La ministre de la Santé assimile aujourd’hui l’IVG à une modalité contraceptive comme une autre. Elle décide (bien avant l’actuelle crise sanitaire) le déremboursement des pilules de troisième génération et dans le même temps procède au remboursement à 100% de l’IVG. J’observe que la première mesure permet d’économiser environ 25 millions d’euros à la collectivité, somme que coûtera la seconde. Ce n’est pas l’effet du hasard. Défendre les droits et la santé des femmes, ce n’est pas simplement améliorer les conditions de l’IVG: c’est aussi tout faire pour que la contraception soit le plus largement prise en charge par la solidarité nationale.
C’est notamment pourquoi j’ai toujours prescrit des contraceptifs remboursés. Ainsi n’ai-je prescrit des pilules de troisième génération que lorsque je l’estimais médicalement nécessaire et quand ces médicaments ont été remboursés. Ne nous trompons pas d’objectif: la vraie liberté pour les femmes, c’est surtout d’obtenir les moyens de ne pas être enceinte quand on ne le désire pas.
Que pouvez-vous répondre à ceux qui vous accusent d’avoir des rapports financiers avec certaines firmes pharmaceutiques productrices de contraceptifs?
Sans être paranoïaque, j’observe que ces attaques surviennent par voie de presse précisément au moment où je critique l’action de la ministre de la Santé. J’userai bien évidemment autant qu’il faudra de mon droit de réponse. Je réfute totalement ces accusations. Mais j'ai une grande confiance dans la capacité des journalistes à entrer dans la complexité de ce sujet, à ne pas se laisser abuser ou distraire par ces allégations d’une soi-disant collusion entre les labos et les médecins, je leur fais confiance pour comprendre qu'il existe une stratégie subtile qui vise à salir ceux qui ont une parole libre.

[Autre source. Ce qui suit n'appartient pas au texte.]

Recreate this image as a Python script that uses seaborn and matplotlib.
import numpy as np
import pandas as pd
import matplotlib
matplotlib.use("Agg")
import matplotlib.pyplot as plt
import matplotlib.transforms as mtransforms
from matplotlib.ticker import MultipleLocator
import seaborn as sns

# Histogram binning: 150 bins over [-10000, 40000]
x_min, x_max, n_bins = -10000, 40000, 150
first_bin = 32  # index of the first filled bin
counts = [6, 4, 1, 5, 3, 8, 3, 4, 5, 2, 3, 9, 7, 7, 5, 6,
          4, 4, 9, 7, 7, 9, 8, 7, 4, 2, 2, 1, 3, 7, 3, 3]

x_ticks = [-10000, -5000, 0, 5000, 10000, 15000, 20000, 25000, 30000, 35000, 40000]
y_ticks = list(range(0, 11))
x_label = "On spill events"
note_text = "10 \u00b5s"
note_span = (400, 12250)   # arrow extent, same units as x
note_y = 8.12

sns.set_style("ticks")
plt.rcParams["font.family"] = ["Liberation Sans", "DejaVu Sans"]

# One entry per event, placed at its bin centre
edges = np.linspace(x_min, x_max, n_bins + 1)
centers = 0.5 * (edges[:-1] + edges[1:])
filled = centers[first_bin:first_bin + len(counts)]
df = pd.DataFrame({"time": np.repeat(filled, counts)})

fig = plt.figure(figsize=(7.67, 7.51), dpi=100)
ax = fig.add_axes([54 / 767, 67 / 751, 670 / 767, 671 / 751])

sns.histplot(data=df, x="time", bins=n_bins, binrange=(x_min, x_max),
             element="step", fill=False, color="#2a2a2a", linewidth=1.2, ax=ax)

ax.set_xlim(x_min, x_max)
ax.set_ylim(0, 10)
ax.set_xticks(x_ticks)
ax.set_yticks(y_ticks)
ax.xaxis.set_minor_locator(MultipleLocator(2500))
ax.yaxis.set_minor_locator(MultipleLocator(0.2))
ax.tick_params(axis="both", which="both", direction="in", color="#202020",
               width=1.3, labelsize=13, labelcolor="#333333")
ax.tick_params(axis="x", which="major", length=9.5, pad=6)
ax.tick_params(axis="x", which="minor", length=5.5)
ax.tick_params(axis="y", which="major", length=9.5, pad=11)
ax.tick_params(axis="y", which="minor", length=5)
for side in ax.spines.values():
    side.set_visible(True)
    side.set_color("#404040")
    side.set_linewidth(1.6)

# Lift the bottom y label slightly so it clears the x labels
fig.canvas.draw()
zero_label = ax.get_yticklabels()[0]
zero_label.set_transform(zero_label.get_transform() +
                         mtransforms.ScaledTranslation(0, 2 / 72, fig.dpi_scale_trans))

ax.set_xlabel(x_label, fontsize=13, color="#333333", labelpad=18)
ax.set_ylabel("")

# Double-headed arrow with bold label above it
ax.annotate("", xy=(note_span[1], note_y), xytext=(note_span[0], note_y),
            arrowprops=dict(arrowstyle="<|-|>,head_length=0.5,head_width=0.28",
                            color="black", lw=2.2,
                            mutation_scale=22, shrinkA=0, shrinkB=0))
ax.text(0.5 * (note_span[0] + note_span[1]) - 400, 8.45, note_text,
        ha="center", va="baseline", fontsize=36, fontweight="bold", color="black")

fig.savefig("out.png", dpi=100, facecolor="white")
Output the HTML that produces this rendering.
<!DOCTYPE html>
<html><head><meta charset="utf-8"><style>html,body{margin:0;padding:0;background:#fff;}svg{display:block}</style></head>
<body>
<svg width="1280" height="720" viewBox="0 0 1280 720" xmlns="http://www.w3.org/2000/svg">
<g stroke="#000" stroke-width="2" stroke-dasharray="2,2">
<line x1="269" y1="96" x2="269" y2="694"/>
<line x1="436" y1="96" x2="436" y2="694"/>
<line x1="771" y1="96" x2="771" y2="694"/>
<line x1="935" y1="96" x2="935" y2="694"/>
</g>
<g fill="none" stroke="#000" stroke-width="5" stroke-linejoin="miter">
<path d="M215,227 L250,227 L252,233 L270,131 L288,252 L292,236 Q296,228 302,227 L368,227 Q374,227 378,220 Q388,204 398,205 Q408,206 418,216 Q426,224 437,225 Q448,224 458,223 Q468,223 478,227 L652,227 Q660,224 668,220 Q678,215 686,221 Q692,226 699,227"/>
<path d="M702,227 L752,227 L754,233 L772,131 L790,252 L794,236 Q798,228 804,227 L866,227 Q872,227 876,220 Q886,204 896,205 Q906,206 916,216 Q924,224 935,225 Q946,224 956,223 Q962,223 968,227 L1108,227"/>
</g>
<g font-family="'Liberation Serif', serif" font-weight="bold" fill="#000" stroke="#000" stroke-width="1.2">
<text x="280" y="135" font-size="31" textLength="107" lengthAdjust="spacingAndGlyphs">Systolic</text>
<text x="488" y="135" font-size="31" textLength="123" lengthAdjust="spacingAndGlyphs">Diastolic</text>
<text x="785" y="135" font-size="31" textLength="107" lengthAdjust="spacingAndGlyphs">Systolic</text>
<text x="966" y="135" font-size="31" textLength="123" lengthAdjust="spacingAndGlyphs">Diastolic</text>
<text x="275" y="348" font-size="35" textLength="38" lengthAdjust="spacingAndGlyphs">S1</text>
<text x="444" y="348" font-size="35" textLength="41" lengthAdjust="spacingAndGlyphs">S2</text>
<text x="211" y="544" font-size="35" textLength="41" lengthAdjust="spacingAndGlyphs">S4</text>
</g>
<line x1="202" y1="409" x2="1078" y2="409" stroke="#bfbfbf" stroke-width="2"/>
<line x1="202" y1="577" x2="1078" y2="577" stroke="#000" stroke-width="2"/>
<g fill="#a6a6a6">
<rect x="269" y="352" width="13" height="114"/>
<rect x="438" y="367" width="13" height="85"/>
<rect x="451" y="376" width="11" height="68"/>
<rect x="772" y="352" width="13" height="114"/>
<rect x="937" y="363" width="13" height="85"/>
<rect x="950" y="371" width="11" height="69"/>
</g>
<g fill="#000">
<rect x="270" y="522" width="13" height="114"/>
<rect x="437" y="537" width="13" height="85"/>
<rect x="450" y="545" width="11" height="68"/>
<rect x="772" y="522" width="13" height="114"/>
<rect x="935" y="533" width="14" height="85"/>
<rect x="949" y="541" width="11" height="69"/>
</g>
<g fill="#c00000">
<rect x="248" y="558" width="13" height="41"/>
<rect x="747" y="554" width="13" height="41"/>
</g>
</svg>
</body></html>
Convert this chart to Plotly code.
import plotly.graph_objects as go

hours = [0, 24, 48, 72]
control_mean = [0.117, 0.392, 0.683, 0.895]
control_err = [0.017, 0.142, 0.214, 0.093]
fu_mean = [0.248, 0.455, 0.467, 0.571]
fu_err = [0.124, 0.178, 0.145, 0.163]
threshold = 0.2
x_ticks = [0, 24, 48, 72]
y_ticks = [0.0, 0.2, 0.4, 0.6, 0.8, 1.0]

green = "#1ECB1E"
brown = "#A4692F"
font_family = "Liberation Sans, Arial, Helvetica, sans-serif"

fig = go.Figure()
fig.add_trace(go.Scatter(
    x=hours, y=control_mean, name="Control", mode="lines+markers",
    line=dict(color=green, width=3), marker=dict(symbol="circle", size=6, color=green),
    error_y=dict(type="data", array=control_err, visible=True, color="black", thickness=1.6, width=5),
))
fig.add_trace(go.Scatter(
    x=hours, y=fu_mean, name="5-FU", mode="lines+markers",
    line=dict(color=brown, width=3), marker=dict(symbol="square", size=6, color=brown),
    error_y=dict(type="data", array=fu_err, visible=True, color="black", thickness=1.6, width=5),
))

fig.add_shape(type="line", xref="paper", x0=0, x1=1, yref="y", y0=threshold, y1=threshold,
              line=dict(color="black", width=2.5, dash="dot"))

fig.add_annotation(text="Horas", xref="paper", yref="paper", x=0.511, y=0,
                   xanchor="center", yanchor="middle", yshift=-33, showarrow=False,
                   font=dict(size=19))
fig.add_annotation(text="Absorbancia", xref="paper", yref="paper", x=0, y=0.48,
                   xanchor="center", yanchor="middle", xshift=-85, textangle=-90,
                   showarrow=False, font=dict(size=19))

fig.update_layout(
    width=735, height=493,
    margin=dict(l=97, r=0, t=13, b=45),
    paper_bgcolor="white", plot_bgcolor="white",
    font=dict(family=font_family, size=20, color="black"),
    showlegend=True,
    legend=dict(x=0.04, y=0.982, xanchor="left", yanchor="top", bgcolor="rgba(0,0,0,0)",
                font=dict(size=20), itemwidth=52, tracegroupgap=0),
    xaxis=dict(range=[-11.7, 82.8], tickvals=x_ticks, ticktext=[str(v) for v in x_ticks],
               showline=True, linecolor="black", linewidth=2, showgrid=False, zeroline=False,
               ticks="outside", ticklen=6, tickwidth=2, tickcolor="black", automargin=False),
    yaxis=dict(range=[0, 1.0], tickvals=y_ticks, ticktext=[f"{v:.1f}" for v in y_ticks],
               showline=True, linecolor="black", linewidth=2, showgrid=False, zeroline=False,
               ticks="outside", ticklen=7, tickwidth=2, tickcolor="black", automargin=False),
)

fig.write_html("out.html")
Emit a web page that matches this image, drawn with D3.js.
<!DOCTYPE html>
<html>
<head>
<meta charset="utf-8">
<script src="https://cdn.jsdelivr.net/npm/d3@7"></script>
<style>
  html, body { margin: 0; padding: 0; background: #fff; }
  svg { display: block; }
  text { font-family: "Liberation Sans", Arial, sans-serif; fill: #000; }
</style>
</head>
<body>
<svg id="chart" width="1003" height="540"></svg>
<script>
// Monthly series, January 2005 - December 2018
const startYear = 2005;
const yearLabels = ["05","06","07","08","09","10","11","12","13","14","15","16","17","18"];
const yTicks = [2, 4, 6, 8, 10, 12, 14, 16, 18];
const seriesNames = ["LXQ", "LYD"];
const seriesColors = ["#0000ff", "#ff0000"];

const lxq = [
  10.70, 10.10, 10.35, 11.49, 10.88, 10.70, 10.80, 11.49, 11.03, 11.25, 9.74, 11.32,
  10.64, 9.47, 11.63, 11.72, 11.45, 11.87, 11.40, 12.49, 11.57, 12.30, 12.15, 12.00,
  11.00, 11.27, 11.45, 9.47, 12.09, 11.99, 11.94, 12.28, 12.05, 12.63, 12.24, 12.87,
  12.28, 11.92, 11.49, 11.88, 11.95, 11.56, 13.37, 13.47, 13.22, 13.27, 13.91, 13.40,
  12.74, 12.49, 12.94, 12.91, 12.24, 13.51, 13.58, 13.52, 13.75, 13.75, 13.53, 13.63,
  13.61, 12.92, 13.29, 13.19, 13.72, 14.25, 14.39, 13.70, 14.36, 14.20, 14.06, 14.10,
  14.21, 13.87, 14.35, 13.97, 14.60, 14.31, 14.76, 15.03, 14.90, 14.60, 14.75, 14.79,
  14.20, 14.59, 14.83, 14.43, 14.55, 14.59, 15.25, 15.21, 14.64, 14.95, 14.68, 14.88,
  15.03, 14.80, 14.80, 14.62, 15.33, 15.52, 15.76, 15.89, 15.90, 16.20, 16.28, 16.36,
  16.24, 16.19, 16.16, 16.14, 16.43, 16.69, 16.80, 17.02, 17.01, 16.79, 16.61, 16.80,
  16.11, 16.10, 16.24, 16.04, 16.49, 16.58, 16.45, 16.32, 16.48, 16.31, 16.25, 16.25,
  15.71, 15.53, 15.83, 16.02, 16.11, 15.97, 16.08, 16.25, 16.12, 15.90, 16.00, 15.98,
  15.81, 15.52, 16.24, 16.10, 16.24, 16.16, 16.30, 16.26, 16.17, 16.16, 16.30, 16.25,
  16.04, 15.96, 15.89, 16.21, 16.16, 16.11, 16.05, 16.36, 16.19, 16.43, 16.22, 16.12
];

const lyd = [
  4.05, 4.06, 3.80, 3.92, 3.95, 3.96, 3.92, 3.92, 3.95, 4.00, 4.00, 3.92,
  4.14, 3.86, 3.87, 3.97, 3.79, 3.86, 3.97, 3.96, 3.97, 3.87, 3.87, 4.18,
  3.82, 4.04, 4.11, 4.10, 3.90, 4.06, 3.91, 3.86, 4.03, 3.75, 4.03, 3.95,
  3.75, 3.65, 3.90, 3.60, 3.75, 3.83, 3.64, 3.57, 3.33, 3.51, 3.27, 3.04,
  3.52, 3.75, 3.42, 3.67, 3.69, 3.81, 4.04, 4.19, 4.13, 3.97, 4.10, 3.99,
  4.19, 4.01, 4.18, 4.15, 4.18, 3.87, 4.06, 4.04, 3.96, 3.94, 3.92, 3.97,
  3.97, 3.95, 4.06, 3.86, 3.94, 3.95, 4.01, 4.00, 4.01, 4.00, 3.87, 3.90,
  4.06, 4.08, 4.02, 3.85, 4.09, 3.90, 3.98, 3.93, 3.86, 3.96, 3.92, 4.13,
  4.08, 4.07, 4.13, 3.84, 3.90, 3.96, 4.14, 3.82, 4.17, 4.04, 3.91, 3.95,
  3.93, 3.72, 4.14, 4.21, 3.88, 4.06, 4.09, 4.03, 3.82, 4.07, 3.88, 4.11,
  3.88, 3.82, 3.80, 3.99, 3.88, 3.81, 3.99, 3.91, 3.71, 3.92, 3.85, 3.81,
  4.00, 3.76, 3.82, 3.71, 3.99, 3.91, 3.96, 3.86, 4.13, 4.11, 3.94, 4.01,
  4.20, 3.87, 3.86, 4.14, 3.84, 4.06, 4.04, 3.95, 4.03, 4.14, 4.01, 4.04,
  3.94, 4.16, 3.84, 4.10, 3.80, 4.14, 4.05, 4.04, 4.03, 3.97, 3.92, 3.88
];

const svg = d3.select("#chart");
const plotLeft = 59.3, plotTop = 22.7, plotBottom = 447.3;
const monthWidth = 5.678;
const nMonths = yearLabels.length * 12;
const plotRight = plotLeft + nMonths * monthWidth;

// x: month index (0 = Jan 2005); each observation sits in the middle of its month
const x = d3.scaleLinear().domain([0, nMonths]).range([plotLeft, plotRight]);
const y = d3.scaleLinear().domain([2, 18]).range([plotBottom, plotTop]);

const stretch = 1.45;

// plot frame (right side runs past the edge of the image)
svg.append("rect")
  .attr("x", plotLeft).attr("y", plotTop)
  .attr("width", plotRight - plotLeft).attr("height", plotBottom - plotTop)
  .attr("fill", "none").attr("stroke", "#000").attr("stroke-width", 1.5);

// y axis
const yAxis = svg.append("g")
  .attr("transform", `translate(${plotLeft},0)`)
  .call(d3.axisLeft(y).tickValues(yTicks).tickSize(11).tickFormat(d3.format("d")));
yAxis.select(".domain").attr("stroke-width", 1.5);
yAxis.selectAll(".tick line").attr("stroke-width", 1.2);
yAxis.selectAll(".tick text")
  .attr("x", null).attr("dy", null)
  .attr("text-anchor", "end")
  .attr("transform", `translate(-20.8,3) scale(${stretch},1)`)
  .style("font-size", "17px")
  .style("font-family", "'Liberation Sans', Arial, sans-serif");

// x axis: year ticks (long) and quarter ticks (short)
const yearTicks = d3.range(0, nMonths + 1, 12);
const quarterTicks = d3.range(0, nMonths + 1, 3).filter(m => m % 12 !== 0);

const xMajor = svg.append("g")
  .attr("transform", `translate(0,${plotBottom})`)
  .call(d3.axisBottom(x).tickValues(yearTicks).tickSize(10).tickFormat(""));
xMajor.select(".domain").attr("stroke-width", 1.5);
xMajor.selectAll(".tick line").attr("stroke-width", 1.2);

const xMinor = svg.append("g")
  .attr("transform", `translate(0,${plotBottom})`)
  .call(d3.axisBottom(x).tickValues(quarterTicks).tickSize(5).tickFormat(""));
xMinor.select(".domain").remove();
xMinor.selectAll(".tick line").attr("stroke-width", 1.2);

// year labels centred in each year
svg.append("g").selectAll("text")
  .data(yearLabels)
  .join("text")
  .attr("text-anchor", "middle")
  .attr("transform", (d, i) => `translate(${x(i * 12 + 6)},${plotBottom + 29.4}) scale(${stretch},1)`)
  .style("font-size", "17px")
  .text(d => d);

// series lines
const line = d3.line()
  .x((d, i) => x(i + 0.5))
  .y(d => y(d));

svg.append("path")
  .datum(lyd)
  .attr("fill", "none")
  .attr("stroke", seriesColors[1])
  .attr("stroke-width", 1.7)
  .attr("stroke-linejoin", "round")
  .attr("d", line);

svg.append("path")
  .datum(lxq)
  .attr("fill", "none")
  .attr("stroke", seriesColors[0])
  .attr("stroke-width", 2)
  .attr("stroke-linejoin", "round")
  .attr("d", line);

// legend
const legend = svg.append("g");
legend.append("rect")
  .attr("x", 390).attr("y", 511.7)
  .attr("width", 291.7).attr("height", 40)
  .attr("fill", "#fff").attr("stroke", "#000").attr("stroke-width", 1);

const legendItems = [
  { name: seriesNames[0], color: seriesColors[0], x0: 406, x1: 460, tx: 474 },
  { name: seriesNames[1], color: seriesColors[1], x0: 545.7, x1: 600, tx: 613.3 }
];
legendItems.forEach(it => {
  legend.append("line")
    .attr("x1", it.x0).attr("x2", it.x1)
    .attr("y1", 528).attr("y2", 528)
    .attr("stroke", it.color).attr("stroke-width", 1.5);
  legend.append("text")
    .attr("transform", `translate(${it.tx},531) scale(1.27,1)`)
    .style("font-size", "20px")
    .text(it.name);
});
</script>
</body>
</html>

On peut vérifier mes revenus, toutes mes déclarations fiscales. On n’y trouvera aucune trace d’enrichissement personnel, ni de compromission quelle qu’elle soit. J’ai participé à des conférences de presse organisées par quelques laboratoires pharmaceutiques quand je l’ai jugé utile compte tenu des innovations thérapeutiques qu’ils apportaient en matière de contraception. Je me suis alors fait rembourser de mes frais de déplacement et du temps d’activité professionnelle que cela m’a pris. Pour le reste, j’organise dans ma région des programmes de formation continue que je ne pourrais pas financer autrement, car l’Etat est absent de la formation médicale continue des médecins jusqu’à ce jour. Ceci se fait par l’intermédiaire d’associations type loi de 1901 dont je ne suis ni le président ni le trésorier, des associations qui ont pour but de financer la recherche et l’enseignement dans notre discipline.
Tout ceci peut être consulté et vérifié. Dois-je aller jusqu’à répondre à ceux qui ont cherché délibérément à me discréditer que ceci permet aussi, entre autres, de fournir certains soins esthétiques à des femmes traitées pour un cancer du sein; des soins que le CHU de Strasbourg ne peut prendre en charge?